Third, Liz Truss and her Chancellor made a fundamental mistake in not properly laying the ground for the content of the ‘fiscal event’ – a mistake that, to be fair, she acknowledged. Indeed, they rushed the ‘mini Budget’ for no obvious reason. Much of the content could have been delayed, such as the cut to stamp duty and the 1p reduction in the basic rate of income tax, until the main Budget in March 2023. This unseemly haste was totally unnecessary.
And finally, the failure to lay out fully how the tax cuts and other spending measures, such as the energy relief package, would be paid for with the usual report from the Office of Budget Responsibility was a schoolboy error of major proportions. The reaction from the markets and Conservative MPs was, dare I say it, wholly predictable – and that is not said with the benefit of hindsight!
What comes next for Westminster circus?
It is extraordinary that just four weeks after her election as party leader and Prime Minister, parts of the parliamentary party are already whispering about triggering another no-confidence vote to force Liz Truss out. That would be an act of political self-harm beyond comprehension, because the electorate would surely not understand how a political party can elect a leader one day and then decide to sack her or him the next. It would make the party look totally ridiculous.
The problem is that the parliamentary party and the wider party membership do not see eye-to-eye on who should be leader.
Despite the risks, I can see that Conservative MPs looking at the dire state of opinion polls might feel that they have no choice but to move against Liz Truss.
The YouGov poll of around a week ago that gave Labour a 33% lead would reduce the Conservative party to a rump of just 60 or so MPs if an election was held today, and it would give Sir Keir Starmer a parliamentary majority of around 350!
Let’s see what happens when MPs return to Westminster after the party conference season. I am reluctant to make any predictions, as in this febrile atmosphere, almost anything could happen – and probably will. There is no doubt that Liz Truss’s hold on power is fragile. There is a sense that the Conservative parliamentary party is becoming ungovernable.
The likelihood of further successful rebellions preventing Liz Truss from implementing policies of choice is high. And with each successful rebellion, her hold on power will weaken. Some MPs have openly suggested that she may be gone by Christmas. I am not so sure.
But will she still be leading the party come the next general election? Again, I am not sure. After over 12 years in power, has the time come for the Conservative party to regenerate itself with a period in opposition? After all, it surely cannot be good for a party to be in power for ever.
Will expanded brief distract Baroness Vere from bus concerns?
Let’s turn out minds to transport. Baroness Vere remains as a parliamentary under-secretary and she keeps the local transport and bus brief. That is no bad thing, as at least it maintains continuity. But it does not alter the fact that the bus industry remains in a difficult place, with further service reductions still a distinct probability in the absence of a long-term funding plan.

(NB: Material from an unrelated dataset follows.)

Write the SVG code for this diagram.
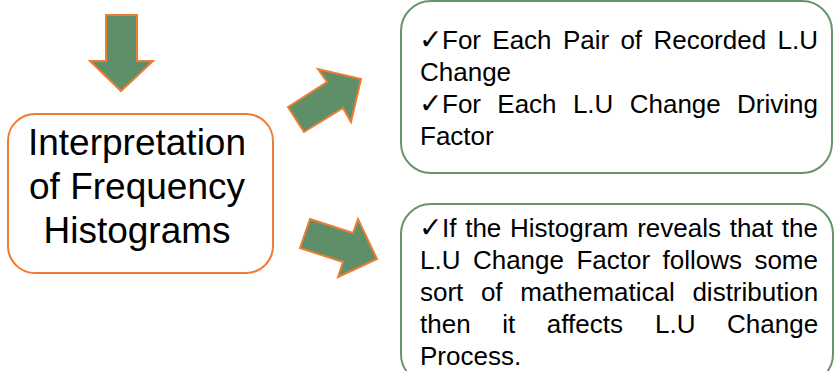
<svg xmlns="http://www.w3.org/2000/svg" width="835" height="371" viewBox="0 0 835 371">
<style>
.arrow{fill:#5F8F68;stroke:#ED7D31;stroke-width:2;stroke-linejoin:miter}
.lbox{fill:#FFFFFF;stroke:#ED7D31;stroke-width:2}
.rbox{fill:#FFFFFF;stroke:#67956B;stroke-width:2}
.big{font-family:"Liberation Sans",Arial,sans-serif;font-size:37px;fill:#000000;text-anchor:middle}
.txt{font-family:"Liberation Sans",Arial,sans-serif;font-size:26px;fill:#000000}
.chk{font-family:"DejaVu Sans",sans-serif;font-size:28px}
</style>
<rect width="835" height="371" fill="#FFFFFF"/>
<g id="connectors">
<polygon class="arrow" points="106,15 137,15 137,61 153,61 121,91 90,61 106,61"/>
<polygon class="arrow" points="288,107 327,82 318,69 361,79 351,122 343,108 304,132"/>
<polygon class="arrow" points="310,219 353,233 358,219 377,259 338,277 343,262 300,248"/>
</g>
<g id="interpretation">
<rect class="lbox" x="8" y="114" width="265" height="159" rx="27" ry="27"/>
<text class="big" x="137" y="155">Interpretation</text>
<text class="big" x="137" y="199">of Frequency</text>
<text class="big" x="137" y="243">Histograms</text>
</g>
<g id="for-each">
<rect class="rbox" x="401" y="1" width="431" height="172" rx="30" ry="30"/>
<text class="txt" y="49"><tspan class="chk" x="419">✓</tspan><tspan x="442">For</tspan><tspan x="492.3">Each</tspan><tspan x="562.9">Pair</tspan><tspan x="620.4">of</tspan><tspan x="653.4">Recorded</tspan><tspan x="777.5">L.U</tspan></text>
<text class="txt" x="420" y="81">Change</text>
<text class="txt" y="113"><tspan class="chk" x="419">✓</tspan><tspan x="442">For</tspan><tspan x="497.3">Each</tspan><tspan x="572.9">L.U</tspan><tspan x="629.7">Change</tspan><tspan x="737.1">Driving</tspan></text>
<text class="txt" x="420" y="145">Factor</text>
</g>
<g id="if-histogram">
<rect class="rbox" x="401" y="204" width="432" height="180" rx="30" ry="30"/>
<text class="txt" y="237"><tspan class="chk" x="419">✓</tspan><tspan x="442">If</tspan><tspan x="465.2">the</tspan><tspan x="510">Histogram</tspan><tspan x="637.2">reveals</tspan><tspan x="729.7">that</tspan><tspan x="781.8">the</tspan></text>
<text class="txt" y="269"><tspan x="420">L.U</tspan><tspan x="472.9">Change</tspan><tspan x="576.4">Factor</tspan><tspan x="662.5">follows</tspan><tspan x="754.4">some</tspan></text>
<text class="txt" y="301"><tspan x="420">sort</tspan><tspan x="480.9">of</tspan><tspan x="520.2">mathematical</tspan><tspan x="692.4">distribution</tspan></text>
<text class="txt" y="333"><tspan x="420">then</tspan><tspan x="502.2">it</tspan><tspan x="546.8">affects</tspan><tspan x="655">L.U</tspan><tspan x="727.1">Change</tspan></text>
<text class="txt" x="420" y="365">Process.</text>
</g>
</svg>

With spending cuts looking an increasingly likely prospect – and let’s not forget that departmental budgets are already eroded by inflation – I am questioning whether the Treasury is ever going to agree to a long-term bus funding plan. To date, the government has only applied a sticking plaster to the bus industry.
The first thing that Lady Vere needs to do is persuade her Secretary of State, Anne-Marie Trevelyan, that buses are really important. I wonder how successful she will be. And we no longer have a Prime Minister that has expressed such a positive interest in bus.
And let us not forget that Lady Vere now has the politically exciting aviation brief. I am worried that aviation policy will dominate her attention and that buses will be relegated to an ‘also ran’.
It was notable that in her party conference speech, Anne-Marie Trevelyan highlighted Lady Vere’s aviation brief, and specifically the aviation decarbonisation agenda, which is challenging to say the least. Not a single mention of buses in the speech. I suggest that the bus industry is going to have to work hard to keep bus policy on the political radar.